The disastrous blowback from inflating housing bubbles is painfully obvious: as housing becomes unaffordable, households impoverish themselves to "get in now before it's too late;" malinvestment (i.e. McMansions in the middle of nowhere) flourishes as housing becomes a speculative financial vehicle rather than shelter; retirement funds are sold designed-to-default mortgage-backed securities, and when the bubble finally pops, those lured into buying at the top are left underwater, owing more on their mortgage than their house is worth.
But there is one silver lining to housing bubbles: some of the money squandered in the speculative frenzy ends up rehabilitating old buildings or erecting new housing in useful locales.
Let's not overstate this silver lining: a rational, productive set of financial policies would have directed capital into useful construction without the dubious aid of a speculative bubble. Every dollar wasted on a marginal-return housing investment (for example, a shoddy house with Chinese drywall that renders it cheaper to tear the house down than attempt to fix everything that's wrong) is a dollar that could have gone into rehabbing a well-constructed building from a previous era or building shelter that will last 100 years with little maintenance.
But the euphoria and greed of the bubble mindset do serve one valuable purpose: rundown properties that would not attract any investment in more rational times are viewed as undiscovered gold mines in bubbles.
As rents climb, developers large and small take out their calculators and dreams of wealth blossom. This gold-rush mentality quickly spreads to forgotten areas such as small-town Main Streets and abandoned urban zones–for example the Mid-Market area in downtown San Francisco, a seedy stretch of Market Street that is being redeveloped at a furious pace. Decrepit storefronts are being torn down and thousands of new high-rise apartments and condos are being built in their stead.
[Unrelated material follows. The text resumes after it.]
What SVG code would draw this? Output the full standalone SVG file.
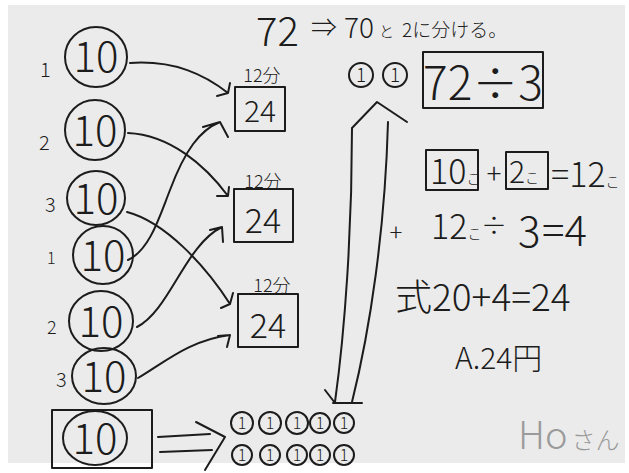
<svg xmlns="http://www.w3.org/2000/svg" width="629" height="473" viewBox="0 0 629 473">
<defs>
<style>
.s{fill:none;stroke:#1c1c1c;stroke-width:2;stroke-linecap:round;stroke-linejoin:round}
.t{font-family:"Noto Sans CJK JP","Noto Sans",sans-serif;fill:#1c1c1c;font-weight:300}
.c{text-anchor:middle}
</style>
</defs>
<rect x="0" y="0" width="629" height="473" fill="#ffffff"/>
<rect x="8" y="5" width="617" height="458" fill="#ebebeb"/>

<!-- title -->
<g id="title">
<text class="t" x="256" y="46" font-size="40">72</text>
<text class="t" x="311" y="37" font-size="26">⇒</text>
<text class="t" x="344" y="38" font-size="28">70</text>
<text class="t" x="379" y="37" font-size="15">と</text>
<text class="t" x="402" y="37" font-size="19">2に分ける。</text>
</g>

<!-- left circles -->
<g id="c1"><text class="t" x="40" y="77" font-size="20">1</text><ellipse class="s" cx="96" cy="57" rx="31" ry="30"/><text class="t c" x="96" y="72" font-size="42">10</text></g>
<g id="c2"><text class="t" x="39" y="150" font-size="20">2</text><ellipse class="s" cx="95" cy="130" rx="30" ry="30"/><text class="t c" x="95" y="146" font-size="42">10</text></g>
<g id="c3"><text class="t" x="45" y="212" font-size="20">3</text><ellipse class="s" cx="96" cy="198" rx="29" ry="27"/><text class="t c" x="96" y="214" font-size="42">10</text></g>
<g id="c4"><text class="t" x="47" y="264" font-size="16">1</text><ellipse class="s" cx="103" cy="255" rx="30" ry="29"/><text class="t c" x="103" y="271" font-size="42">10</text></g>
<g id="c5"><text class="t" x="47" y="334" font-size="18">2</text><ellipse class="s" cx="101" cy="321" rx="32" ry="30"/><text class="t c" x="101" y="337" font-size="42">10</text></g>
<g id="c6"><text class="t" x="56" y="387" font-size="20">3</text><ellipse class="s" cx="104" cy="376" rx="32" ry="28"/><text class="t c" x="104" y="392" font-size="42">10</text></g>
<g id="c7"><rect class="s" x="52" y="410" width="100" height="58"/><ellipse class="s" cx="95" cy="438" rx="32" ry="27"/><text class="t c" x="95" y="454" font-size="42">10</text></g>

<!-- boxes -->
<g id="b1"><text class="t c" x="262" y="82" font-size="18">12分</text><rect class="s" x="235" y="87" width="50" height="44"/><text class="t c" x="260" y="122" font-size="30">24</text></g>
<g id="b2"><text class="t c" x="263" y="188" font-size="18">12分</text><rect class="s" x="234" y="189" width="59" height="53"/><text class="t c" x="263" y="233" font-size="34">24</text></g>
<g id="b3"><text class="t c" x="272" y="292" font-size="18">12分</text><rect class="s" x="238" y="294" width="60" height="53"/><text class="t c" x="268" y="338" font-size="34">24</text></g>

<!-- connectors -->
<g id="connectors">
<path class="s" d="M130,63 C175,60 205,75 228,93 M217,96 L228,93 L230,83"/>
<path class="s" d="M128,133 C170,135 205,165 228,196 M217,196 L228,196 L229,187"/>
<path class="s" d="M127,212 C165,222 205,265 230,304 M221,308 L230,304 L233,293"/>
<path class="s" d="M128,260 C150,250 160,215 170,190 C185,150 200,130 220,122 M203,127 L220,122 L228,137"/>
<path class="s" d="M137,327 C170,310 185,245 222,227 M210,230 L222,227 L223,242"/>
<path class="s" d="M138,378 C165,362 190,340 230,335 M218,336 L230,335 L227,347"/>
<path class="s" d="M158,437 L210,434 M160,452 L212,450 M196,422 L225,437 L205,470"/>
<path class="s" d="M335,402 C345,330 352,230 352,128 M352,402 C370,330 385,230 388,122 M352,128 L377,102 L407,122 M325,390 L335,403 M333,403 L362,403"/>
</g>

<!-- small circled ones -->
<g id="ones">
<g class="s"><circle cx="242" cy="423" r="11"/><circle cx="270" cy="423" r="11"/><circle cx="297" cy="423" r="11"/><circle cx="320" cy="423" r="10"/><circle cx="344" cy="423" r="10"/>
<circle cx="242" cy="455" r="10"/><circle cx="270" cy="455" r="10"/><circle cx="297" cy="455" r="10"/><circle cx="320" cy="455" r="10"/><circle cx="344" cy="455" r="10"/></g>
<g class="t c" font-size="16"><text x="242" y="429">1</text><text x="270" y="429">1</text><text x="297" y="429">1</text><text x="320" y="429">1</text><text x="344" y="429">1</text>
<text x="242" y="461">1</text><text x="270" y="461">1</text><text x="297" y="461">1</text><text x="320" y="461">1</text><text x="344" y="461">1</text></g>
</g>

<!-- right side -->
<g id="r1"><circle class="s" cx="361" cy="75" r="12"/><circle class="s" cx="395" cy="75" r="12"/><text class="t c" x="361" y="82" font-size="19">1</text><text class="t c" x="395" y="82" font-size="19">1</text></g>
<g id="r2"><rect class="s" x="423" y="52" width="120" height="56"/><text class="t c" x="483" y="100" font-size="46">72÷3</text></g>
<g id="r3">
<rect class="s" x="426" y="150" width="52" height="40"/><text class="t" x="430" y="184" font-size="34">10<tspan font-size="14">こ</tspan></text>
<text class="t c" x="494" y="184" font-size="28">+</text>
<rect class="s" x="506" y="152" width="42" height="37"/><text class="t" x="509" y="183" font-size="30">2<tspan font-size="14">こ</tspan></text>
<text class="t" x="551" y="187" font-size="34">=12<tspan font-size="14">こ</tspan></text>
</g>
<g id="r4">
<text class="t c" x="396" y="241" font-size="24">+</text>
<text class="t" x="431" y="239" font-size="34">12<tspan font-size="14">こ</tspan></text>
<text class="t" x="481" y="235" font-size="26">÷</text>
<text class="t" x="518" y="247" font-size="42">3</text>
<text class="t" x="542" y="246" font-size="42">=4</text>
</g>
<text class="t" x="395" y="311" font-size="37">式20+4=24</text>
<text class="t" x="455" y="369" font-size="30">A.24円</text>
<text x="518" y="449" font-size="38" font-family="Noto Sans CJK JP, sans-serif" font-weight="300" fill="#9a9a9a">Ho<tspan dx="4" font-size="24">さん</tspan></text>
</svg>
The tens of thousands of well-paid techies who have flooded into the city in recent years have driven rents off the scale, and so developers of cubbyhole studios are rubbing their hands in anticipation of collecting $3,000 a month for each cubbyhole from Tech Bros earning $10,000 a month.
All bubbles eventually pop–not just in housing, but in tech employment, and every other bubble in which the participants are absolutely confident that the bubble is not a bubble and the good times will roll essentially forever.
Thus we can anticipate thousands of Tech Bros will lose their jobs when the current frenzy runs its course, just as we can anticipate developers with empty cubbyhole flats will be forced to lower the rents. Many will go broke and the buildings will be auctioned off for a fraction of their construction cost, and the new owners will be able to make a go of it at rents that are a fraction of the asking price in the Tech Bro glory days.
But the city and the future residents got new buildings that will provide shelter for decades, and that's a good thing. As the massive speculative bubbles propping up the U.S. economy all pop, the value of those new and rehabbed buildings will plummet, along with rent and the price of condos. Andf that will be a good thing, too.
When will this unfold? Nobody knows. Bubbles are not entirely predictable phenomena; we can identify them easily enough–when every participant is sure it can't be a bubble, that guarantees it is a bubble–but we cannot predict when the fever will break. We can only predict that all speculative bubbles will pop, and that the deflation will be commensurate to the trendline of the bubble's ascent.
If we're left with some renovated buildings and new shelter in practical locales, we can count our blessings.